Work out how many lines of the records hold the string "code", and reply with that number alone.

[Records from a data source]
___
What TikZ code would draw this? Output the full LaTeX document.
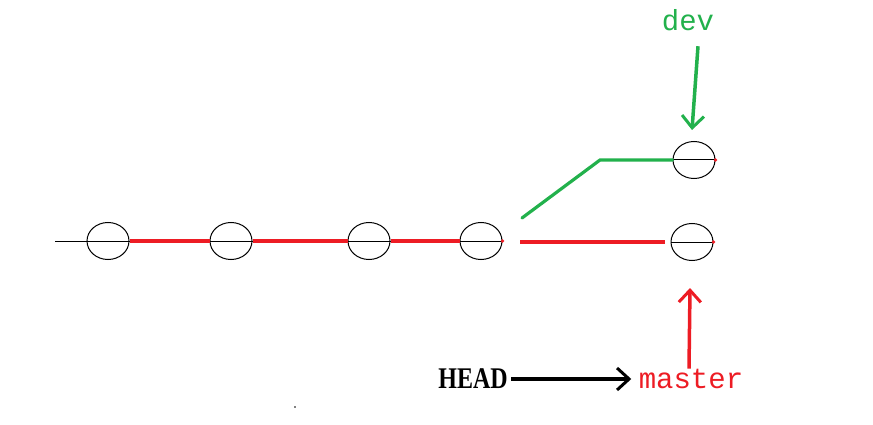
\documentclass[tikz,border=0pt]{standalone}
\usepackage{fontspec}
\setmainfont{Liberation Serif}
\newfontfamily\monofont{Liberation Mono}
\usetikzlibrary{arrows.meta,calc,shapes.geometric}
\definecolor{commitRed}{HTML}{ED1C24}
\definecolor{devGreen}{HTML}{22B14C}
\tikzset{
  commit/.style={draw,ellipse,minimum width=42pt,minimum height=37pt,inner sep=0pt,line width=1pt},
  branchline/.style={line width=3.2pt},
  pointer/.style={line width=3.5pt,-{Straight Barb[length=12pt,width=22pt,line width=3pt]}}
}
\begin{document}
\begin{tikzpicture}[x=1pt,y=-1pt]
\useasboundingbox (0,0) rectangle (873,425);
% commits
\node[commit] (c1) at (108,241) {};
\node[commit] (c2) at (231,241) {};
\node[commit] (c3) at (369,241) {};
\node[commit] (c4) at (481,241) {};
\node[commit] (c5) at (692,242) {};
\node[commit] (c6) at (694,160) {};
\coordinate (tail) at (55,241);
\coordinate (mstart) at (520,242);
\coordinate (dstart) at (522,218);
\coordinate (bend) at (600,160);
% lines inside the commits
\draw[line width=1pt] (tail) -- (c1.east);
\foreach \c in {c2,c3,c4,c5,c6} \draw[line width=1pt] (\c.west) -- (\c.east);
\foreach \c in {c4,c5,c6} \fill[commitRed] (\c.east) circle (1.8pt);
% master line
\draw[commitRed,branchline] (c1.east) -- (c2.west);
\draw[commitRed,branchline] (c2.east) -- (c3.west);
\draw[commitRed,branchline] (c3.east) -- (c4.west);
\draw[commitRed,branchline] (mstart) -- ([xshift=-6pt]c5.west);
% dev line
\draw[devGreen,branchline,line cap=round] (dstart) -- (bend) -- (c6.west);
% labels
\node[devGreen,font=\monofont\fontsize{29}{30}\selectfont] (dev) at (688,20) {dev};
\node[commitRed,font=\monofont\fontsize{29}{30}\selectfont] (master) at (691,379) {master};
\node[font=\bfseries\fontsize{30}{32}\selectfont] (head) at (473,379) {\scalebox{0.8}[1]{HEAD}};
% pointers
\draw[devGreen,pointer] ([xshift=10pt,yshift=-12pt]dev.south) -- ([xshift=-2pt,yshift=11pt]c6.north);
\draw[commitRed,pointer] ([xshift=-2pt,yshift=-3pt]master.north) -- ([xshift=-2pt,yshift=-27pt]c5.south);
\draw[pointer] (head.east) -- ([xshift=-4pt]master.west);
\fill (295,407) circle (0.8pt);
\end{tikzpicture}
\end{document}
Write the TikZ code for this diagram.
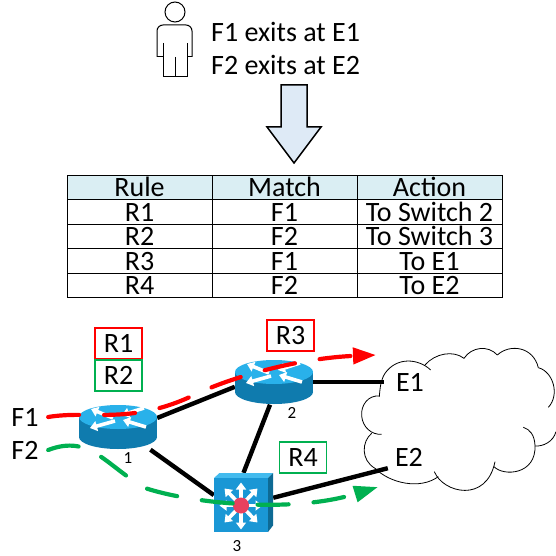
\documentclass[tikz,border=0pt]{standalone}
\usepackage{fontspec}
\setmainfont{Carlito}
\usetikzlibrary{arrows.meta}

\definecolor{rtop}{HTML}{29B1EA}
\definecolor{rside}{HTML}{0F7BAE}
\definecolor{swfront}{HTML}{1A97D5}
\definecolor{swtop}{HTML}{43BBEE}
\definecolor{swside}{HTML}{0E6A94}
\definecolor{swdot}{HTML}{E8415F}
\definecolor{flowred}{HTML}{FF0000}
\definecolor{flowgreen}{HTML}{00B050}
\definecolor{headcell}{HTML}{DAEEF3}
\definecolor{arrowfill}{HTML}{DEEAF6}

\newcommand{\router}[1]{
    \begin{scope}[shift={(#1)}]
        \fill[rside] (0, 10) ellipse [x radius=39, y radius=12];
        \fill[rside] (-39, -10) rectangle (39, 10);
        \fill[rtop]  (0, -10) ellipse [x radius=39, y radius=12];
        \draw [wharrow] (-5, -9) -- (-27, -18);
        \draw [wharrow] (-3, -6) -- (-28, 1);
        \draw [wharrow] (26, -19) -- (4, -12);
        \draw [wharrow] (28, 0) -- (5, -7);
    \end{scope}
}

\newcommand{\switch}[1]{
    \begin{scope}[shift={(#1)}]
        \fill[swtop]   (-29.5, -24.5) -- (-24, -29.5) -- (29.5, -29.5) -- (24.5, -24.5) -- cycle;
        \fill[swside]  (24.5, -24.5) -- (29.5, -29.5) -- (29.5, 23) -- (24.5, 29.5) -- cycle;
        \fill[swfront] (-29.5, -24.5) rectangle (24.5, 29.5);
        \draw [wharrow] (-2.5, 3) -- (-2.5, -20);
        \draw [wharrow] (-2.5, 3) -- (-2.5, 27);
        \draw [wharrow] (-2.5, 3) -- (-24, 3);
        \draw [wharrow] (-2.5, 3) -- (19, 3);
        \draw [wharrow] (-2.5, 3) -- (-19, -14);
        \draw [wharrow] (-2.5, 3) -- (14, -14);
        \draw [wharrow] (-2.5, 3) -- (-19, 20);
        \draw [wharrow] (-2.5, 3) -- (14, 20);
        \fill[swdot] (-2.5, 3) circle (8);
    \end{scope}
}

\begin{document}
\begin{tikzpicture}
    \tikzset{x=1pt, y=-1pt}
    \tikzstyle{big}=[font=\fontsize{28}{32}\selectfont, inner sep=0pt]
    \tikzstyle{cell}=[big, rectangle, draw, line width=1pt, minimum height=24.5pt, text height=18pt, text depth=0pt]
    \tikzstyle{colr}=[cell, minimum width=145pt]
    \tikzstyle{colm}=[cell, minimum width=145pt]
    \tikzstyle{cola}=[cell, minimum width=145pt]
    \tikzstyle{head}=[fill=headcell]
    \tikzstyle{rule}=[big, rectangle, draw, line width=1.6pt, minimum width=47pt, minimum height=31.5pt]
    \tikzstyle{dev}=[rectangle, inner sep=0pt, minimum width=78pt, minimum height=45pt]
    \tikzstyle{num}=[font=\fontsize{17}{19}\selectfont, inner sep=0pt]
    \tikzstyle{link}=[line width=4.4pt, black]
    \tikzstyle{cld}=[line width=0.8pt]
    \tikzset{wharrow/.style={white, line width=3.6pt, -{Triangle[length=7pt, width=10pt]}}}
    \tikzstyle{flow}=[line width=4.2pt, line cap=round, dash pattern=on 31pt off 25pt]

    \useasboundingbox (0, 0) rectangle (556, 556);

    % user and intent
    \draw [line width=1pt] (175, 12) circle (10);
    \draw [line width=1pt, rounded corners=6pt] (157, 57) -- (157, 25) -- (192, 25) -- (192, 57);
    \draw [line width=1pt] (157, 57) -- (163, 57);
    \draw [line width=1pt] (192, 57) -- (187, 57);
    \draw [line width=1pt] (163, 43) -- (163, 77) -- (187, 77) -- (187, 43);
    \draw [line width=1pt] (175, 57) -- (175, 77);
    \draw (211, 32)     node[big, anchor=west]  (t1)    {F1 exits at E1};
    \draw (211, 65)     node[big, anchor=west]  (t2)    {F2 exits at E2};
    \draw [line width=1.5pt, fill=arrowfill] (281, 85) -- (307, 85) -- (307, 127) -- (321, 127) -- (294, 163) -- (267, 127) -- (281, 127) -- cycle;

    % rule table
    \draw (139.5, 187.5) node[colr, head] (c00) {Rule};
    \draw (284.5, 187.5) node[colm, head] (c01) {Match};
    \draw (429.5, 187.5) node[cola, head] (c02) {Action};
    \draw (139.5, 212)   node[colr]       (c10) {R1};
    \draw (284.5, 212)   node[colm]       (c11) {F1};
    \draw (429.5, 212)   node[cola]       (c12) {To Switch 2};
    \draw (139.5, 236.5) node[colr]       (c20) {R2};
    \draw (284.5, 236.5) node[colm]       (c21) {F2};
    \draw (429.5, 236.5) node[cola]       (c22) {To Switch 3};
    \draw (139.5, 261)   node[colr]       (c30) {R3};
    \draw (284.5, 261)   node[colm]       (c31) {F1};
    \draw (429.5, 261)   node[cola]       (c32) {To E1};
    \draw (139.5, 285.5) node[colr]       (c40) {R4};
    \draw (284.5, 285.5) node[colm]       (c41) {F2};
    \draw (429.5, 285.5) node[cola]       (c42) {To E2};

    % cloud
    \begin{scope}[shift={(340, 320)}, x=0.3333pt, y=-0.3333pt]
        \draw [cld] (272, 150) .. controls (235, 115) and (170, 110) .. (135, 160) .. controls (122, 180) and (120, 205) .. (118, 230);
        \draw [cld] (118, 228) .. controls (85, 225) and (62, 255) .. (65, 288) .. controls (68, 322) and (95, 345) .. (125, 343);
        \draw [cld] (95, 340) .. controls (65, 365) and (62, 420) .. (105, 445) .. controls (150, 490) and (240, 510) .. (295, 470);
        \draw [cld] (283, 455) .. controls (310, 520) and (440, 550) .. (465, 425);
        \draw [cld] (462, 440) .. controls (490, 470) and (590, 465) .. (585, 375) .. controls (583, 345) and (570, 328) .. (550, 322);
        \draw [cld] (585, 378) .. controls (610, 380) and (640, 365) .. (648, 335);
        \draw [cld] (255, 135) .. controls (285, 100) and (340, 90) .. (372, 115);
        \draw [cld] (372, 115) .. controls (395, 80) and (445, 75) .. (472, 105);
        \draw [cld] (472, 105) .. controls (510, 70) and (580, 80) .. (595, 143);
        \draw [cld] (595, 143) .. controls (640, 155) and (660, 225) .. (625, 262);
    \end{scope}

    % network
    \draw (118, 427)    node[dev]   (r1)    {};
    \draw (274, 382)    node[dev]   (r2)    {};
    \draw (243.5, 502.5) node[dev, minimum width=59pt, minimum height=59pt] (s3) {};
    \draw (410, 382)    node[big, minimum width=52pt]   (e1)    {E1};
    \draw (409, 457)    node[big, minimum width=42pt, minimum height=22pt]  (e2)    {E2};
    \draw (25, 417)     node[big, minimum width=46pt]   (f1)    {F1};
    \draw (25, 450)     node[big, minimum width=46pt]   (f2)    {F2};
    \coordinate (f1end) at (376, 355);
    \coordinate (f2end) at (378, 487);

    \draw [link] (r1.13)    -- (r2.187);
    \draw [link] (r1.-35)   -- (s3.166);
    \draw [link] (r2.260)   -- (s3.north);
    \draw [link] (r2.east)  -- (e1.west);
    \draw [link] (s3.9)     -- (e2.south west);

    \router{r1}
    \router{r2}
    \switch{s3}

    \draw (128, 458)    node[num]   (n1)    {1};
    \draw (292, 413)    node[num]   (n2)    {2};
    \draw (237, 546)    node[num]   (n3)    {3};

    \draw (118.5, 343.5) node[rule, draw=flowred]   (b1)    {R1};
    \draw (118.5, 375.5) node[rule, draw=flowgreen] (b2)    {R2};
    \draw (290.5, 335.5) node[rule, draw=flowred]   (b3)    {R3};
    \draw (303, 457.5)   node[rule, draw=flowgreen] (b4)    {R4};

    % flows
    \draw [flow, flowred, -{Triangle[length=23pt, width=16pt]}] (f1.east)
        .. controls (90, 410) and (130, 425) .. (192, 396)
        .. controls (230, 377) and (300, 358) .. (f1end);
    \draw [flow, flowgreen, -{Triangle[length=24pt, width=16pt]}] (f2.east)
        .. controls (90, 434) and (105, 465) .. (145, 488)
        .. controls (190, 503) and (290, 514) .. (f2end);
\end{tikzpicture}
\end{document}
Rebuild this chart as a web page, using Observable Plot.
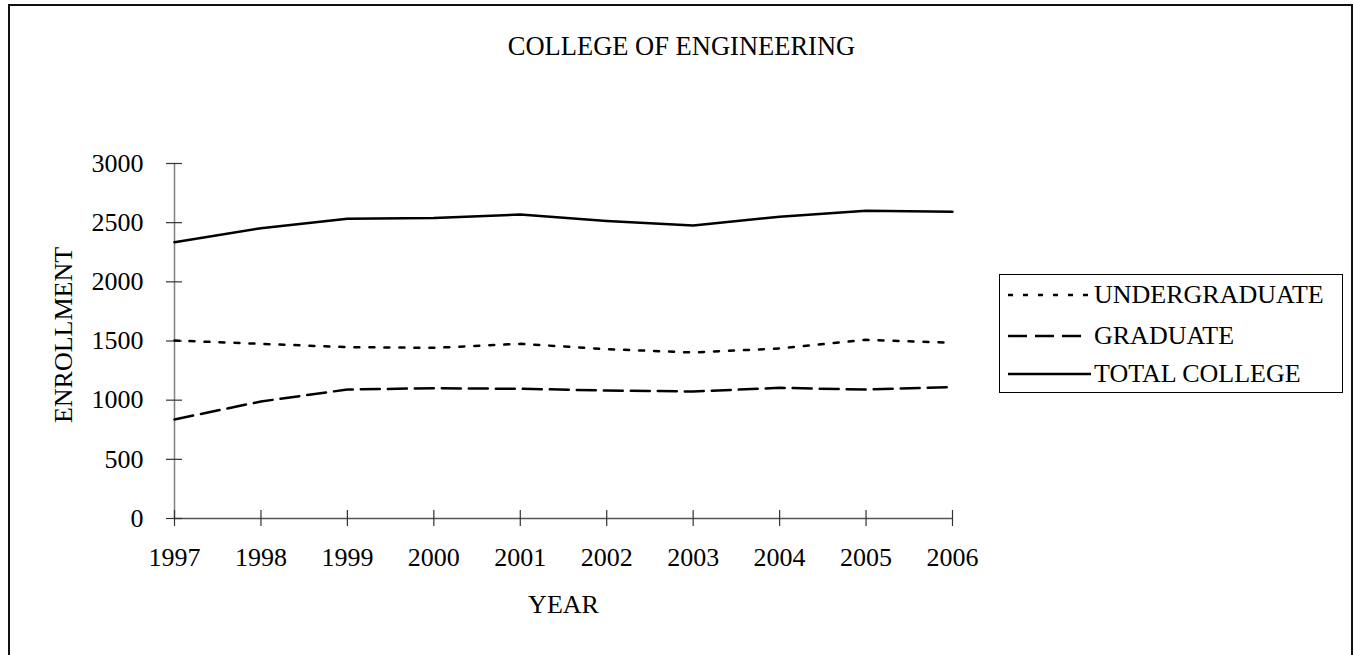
___
Response: 2